— start Source material —
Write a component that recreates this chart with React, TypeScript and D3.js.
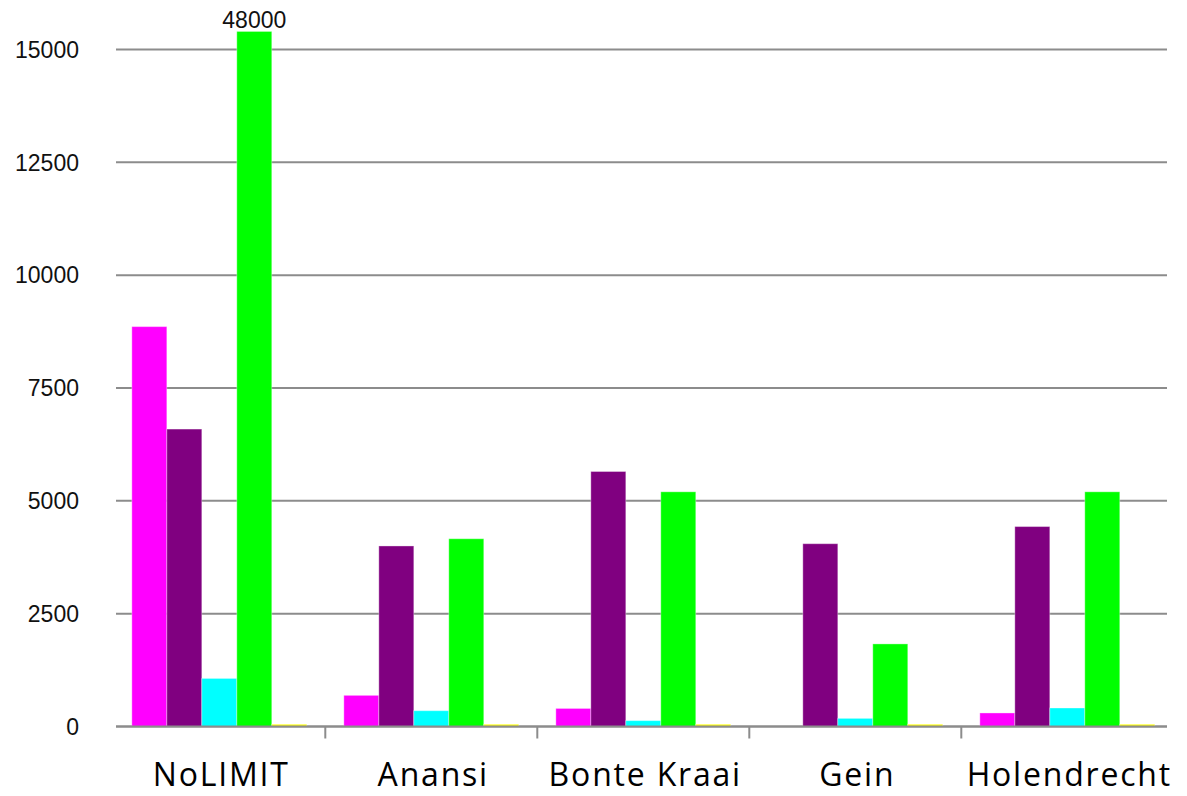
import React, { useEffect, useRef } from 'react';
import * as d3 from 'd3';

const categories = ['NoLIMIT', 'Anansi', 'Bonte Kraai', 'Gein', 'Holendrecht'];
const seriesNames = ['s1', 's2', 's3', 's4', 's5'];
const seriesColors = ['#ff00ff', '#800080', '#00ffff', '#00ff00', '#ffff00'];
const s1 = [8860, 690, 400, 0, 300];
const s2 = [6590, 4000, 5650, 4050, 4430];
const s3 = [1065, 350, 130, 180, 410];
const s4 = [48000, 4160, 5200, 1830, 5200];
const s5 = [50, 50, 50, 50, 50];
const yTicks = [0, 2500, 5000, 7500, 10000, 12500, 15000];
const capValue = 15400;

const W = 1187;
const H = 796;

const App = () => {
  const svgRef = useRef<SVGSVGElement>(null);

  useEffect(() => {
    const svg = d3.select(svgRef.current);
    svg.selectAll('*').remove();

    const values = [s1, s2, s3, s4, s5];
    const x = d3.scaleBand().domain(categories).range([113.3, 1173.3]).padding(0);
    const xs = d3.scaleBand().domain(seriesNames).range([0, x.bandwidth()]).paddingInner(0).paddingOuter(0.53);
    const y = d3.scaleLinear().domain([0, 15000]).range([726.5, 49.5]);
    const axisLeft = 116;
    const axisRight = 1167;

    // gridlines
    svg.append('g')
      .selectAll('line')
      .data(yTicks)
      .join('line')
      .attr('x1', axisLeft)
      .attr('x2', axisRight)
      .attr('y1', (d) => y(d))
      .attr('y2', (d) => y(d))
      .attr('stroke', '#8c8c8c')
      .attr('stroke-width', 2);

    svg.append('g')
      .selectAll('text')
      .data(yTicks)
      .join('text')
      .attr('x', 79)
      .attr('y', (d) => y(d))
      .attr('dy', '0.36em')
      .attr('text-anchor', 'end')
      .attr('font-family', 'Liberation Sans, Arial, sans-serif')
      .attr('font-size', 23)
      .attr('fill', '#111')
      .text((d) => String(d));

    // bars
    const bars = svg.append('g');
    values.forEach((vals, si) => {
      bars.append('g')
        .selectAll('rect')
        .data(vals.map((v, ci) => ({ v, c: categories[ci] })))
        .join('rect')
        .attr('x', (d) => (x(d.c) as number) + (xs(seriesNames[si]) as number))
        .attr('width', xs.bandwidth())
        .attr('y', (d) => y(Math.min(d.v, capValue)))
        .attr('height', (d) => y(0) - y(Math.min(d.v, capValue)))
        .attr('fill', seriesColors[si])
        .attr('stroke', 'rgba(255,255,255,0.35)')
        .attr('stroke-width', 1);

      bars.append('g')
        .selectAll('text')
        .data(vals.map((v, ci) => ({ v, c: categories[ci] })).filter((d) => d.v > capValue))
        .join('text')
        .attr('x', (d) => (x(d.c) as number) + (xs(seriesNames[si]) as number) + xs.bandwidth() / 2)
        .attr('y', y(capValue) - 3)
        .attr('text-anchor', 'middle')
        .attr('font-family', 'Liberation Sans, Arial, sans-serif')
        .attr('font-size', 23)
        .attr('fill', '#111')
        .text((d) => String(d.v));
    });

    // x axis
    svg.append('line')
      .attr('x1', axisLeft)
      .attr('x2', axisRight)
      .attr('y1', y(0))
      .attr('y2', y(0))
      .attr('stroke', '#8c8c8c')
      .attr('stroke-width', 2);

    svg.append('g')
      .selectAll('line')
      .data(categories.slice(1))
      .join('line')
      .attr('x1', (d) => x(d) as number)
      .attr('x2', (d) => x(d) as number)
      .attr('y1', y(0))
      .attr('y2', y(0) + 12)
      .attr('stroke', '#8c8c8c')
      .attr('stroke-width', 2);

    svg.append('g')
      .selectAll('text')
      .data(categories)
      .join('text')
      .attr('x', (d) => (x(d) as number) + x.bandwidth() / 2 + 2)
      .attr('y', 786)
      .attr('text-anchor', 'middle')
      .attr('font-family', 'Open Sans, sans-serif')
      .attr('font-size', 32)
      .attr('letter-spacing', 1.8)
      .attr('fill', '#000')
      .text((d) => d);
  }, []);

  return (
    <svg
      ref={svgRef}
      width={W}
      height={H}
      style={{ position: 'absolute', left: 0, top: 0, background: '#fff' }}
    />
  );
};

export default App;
— end Source material —
Without the pictures, retype the whole of the material above exactly.

* [Solved exercise]
Write a component that recreates this chart with React, TypeScript and D3.js.
import React, { useEffect, useRef } from 'react';
import * as d3 from 'd3';

const categories = ['NoLIMIT', 'Anansi', 'Bonte Kraai', 'Gein', 'Holendrecht'];
const seriesNames = ['s1', 's2', 's3', 's4', 's5'];
const seriesColors = ['#ff00ff', '#800080', '#00ffff', '#00ff00', '#ffff00'];
const s1 = [8860, 690, 400, 0, 300];
const s2 = [6590, 4000, 5650, 4050, 4430];
const s3 = [1065, 350, 130, 180, 410];
const s4 = [48000, 4160, 5200, 1830, 5200];
const s5 = [50, 50, 50, 50, 50];
const yTicks = [0, 2500, 5000, 7500, 10000, 12500, 15000];
const capValue = 15400;

const W = 1187;
const H = 796;

const App = () => {
  const svgRef = useRef<SVGSVGElement>(null);

  useEffect(() => {
    const svg = d3.select(svgRef.current);
    svg.selectAll('*').remove();

    const values = [s1, s2, s3, s4, s5];
    const x = d3.scaleBand().domain(categories).range([113.3, 1173.3]).padding(0);
    const xs = d3.scaleBand().domain(seriesNames).range([0, x.bandwidth()]).paddingInner(0).paddingOuter(0.53);
    const y = d3.scaleLinear().domain([0, 15000]).range([726.5, 49.5]);
    const axisLeft = 116;
    const axisRight = 1167;

    // gridlines
    svg.append('g')
      .selectAll('line')
      .data(yTicks)
      .join('line')
      .attr('x1', axisLeft)
      .attr('x2', axisRight)
      .attr('y1', (d) => y(d))
      .attr('y2', (d) => y(d))
      .attr('stroke', '#8c8c8c')
      .attr('stroke-width', 2);

    svg.append('g')
      .selectAll('text')
      .data(yTicks)
      .join('text')
      .attr('x', 79)
      .attr('y', (d) => y(d))
      .attr('dy', '0.36em')
      .attr('text-anchor', 'end')
      .attr('font-family', 'Liberation Sans, Arial, sans-serif')
      .attr('font-size', 23)
      .attr('fill', '#111')
      .text((d) => String(d));

    // bars
    const bars = svg.append('g');
    values.forEach((vals, si) => {
      bars.append('g')
        .selectAll('rect')
        .data(vals.map((v, ci) => ({ v, c: categories[ci] })))
        .join('rect')
        .attr('x', (d) => (x(d.c) as number) + (xs(seriesNames[si]) as number))
        .attr('width', xs.bandwidth())
        .attr('y', (d) => y(Math.min(d.v, capValue)))
        .attr('height', (d) => y(0) - y(Math.min(d.v, capValue)))
        .attr('fill', seriesColors[si])
        .attr('stroke', 'rgba(255,255,255,0.35)')
        .attr('stroke-width', 1);

      bars.append('g')
        .selectAll('text')
        .data(vals.map((v, ci) => ({ v, c: categories[ci] })).filter((d) => d.v > capValue))
        .join('text')
        .attr('x', (d) => (x(d.c) as number) + (xs(seriesNames[si]) as number) + xs.bandwidth() / 2)
        .attr('y', y(capValue) - 3)
        .attr('text-anchor', 'middle')
        .attr('font-family', 'Liberation Sans, Arial, sans-serif')
        .attr('font-size', 23)
        .attr('fill', '#111')
        .text((d) => String(d.v));
    });

    // x axis
    svg.append('line')
      .attr('x1', axisLeft)
      .attr('x2', axisRight)
      .attr('y1', y(0))
      .attr('y2', y(0))
      .attr('stroke', '#8c8c8c')
      .attr('stroke-width', 2);

    svg.append('g')
      .selectAll('line')
      .data(categories.slice(1))
      .join('line')
      .attr('x1', (d) => x(d) as number)
      .attr('x2', (d) => x(d) as number)
      .attr('y1', y(0))
      .attr('y2', y(0) + 12)
      .attr('stroke', '#8c8c8c')
      .attr('stroke-width', 2);

    svg.append('g')
      .selectAll('text')
      .data(categories)
      .join('text')
      .attr('x', (d) => (x(d) as number) + x.bandwidth() / 2 + 2)
      .attr('y', 786)
      .attr('text-anchor', 'middle')
      .attr('font-family', 'Open Sans, sans-serif')
      .attr('font-size', 32)
      .attr('letter-spacing', 1.8)
      .attr('fill', '#000')
      .text((d) => d);
  }, []);

  return (
    <svg
      ref={svgRef}
      width={W}
      height={H}
      style={{ position: 'absolute', left: 0, top: 0, background: '#fff' }}
    />
  );
};

export default App;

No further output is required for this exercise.